Negative resistance oscillators make use of negative resistance elements such as tetrodes, tunnel diodes, uni junction transistors etc. There are two types of negative resistance oscillators, which are commonly used for high frequency generation. These are dynatron and tunnel diode oscil­lators.

Dynatron operates in the negative resistance region of the characteristics of a tetrode, which is coupled to an L-C tank circuit.

Tunnel diode oscillator makes use of a tunnel diode for producing oscillations.

Tunnel Diode Oscillator Characteristics

Now consider a circuit shown in the figure (a) shown below where D is a tunnel diode, R is an external resistance, V is the battery voltage, V_D is voltage drop across diode and V_R is voltage drop across resistance R. The value of R is so selected as to bias the diode D in the negative resistance region AB. The working or quiescent point Q is almost at the centre of the characteristic curve AB.

When the switch S is closed, the current immediately rises to a value determined by R and the diode resistance which are in series. The applied voltage V divides across D and R according to the ratio of their resistances. However, as diode voltage V_D exceeds V_p (point A), diode is driven into the negative resistance region and its resistance starts increasing. So V_D increases further till it becomes equal to valley voltage V_v (point B). At this point further increase in V_D drives the diode into the positive resistance re­gion BC [figure (b)]. Now increase in current causes increase in V_R and de­crease in V_D, thereby bringing the diode back into the negative resistance region. This reduction in diode voltage V_D causes an increase in circuit current till point A is reached when V_D equals V_p.
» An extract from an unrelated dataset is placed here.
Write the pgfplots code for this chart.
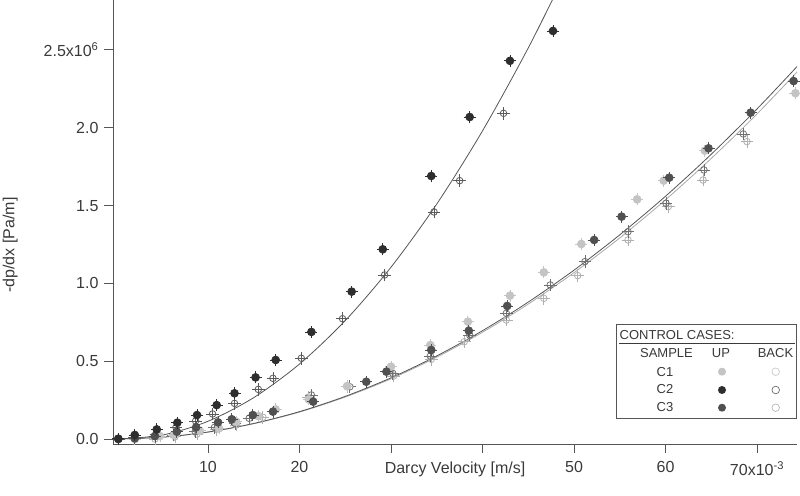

Thus the circuit will continue to oscillate back and forth through the negative resistance region, that is between points A and B on its characteristic. Its output across external resistance R is sinusoidal. A practical circuit of a tunnel diode oscillator in two slightly dif­ferent ways is shown in the figure shown below. Here R₂ sets the proper bias level for the diode whereas R_x in parallel with the L-C tank circuit sets proper current level for it. The capacitor C_c is the coupling capacitor. As the switch is closed, the tunnel diode is set into oscillations whose frequency is equal to the resonant frequency of the tank circuit.

Tunnel Diode Oscillator Circuit

The tunnel diode operates very fast and it is possible to make tunnel diode oscillators which operate in the microwave frequency region.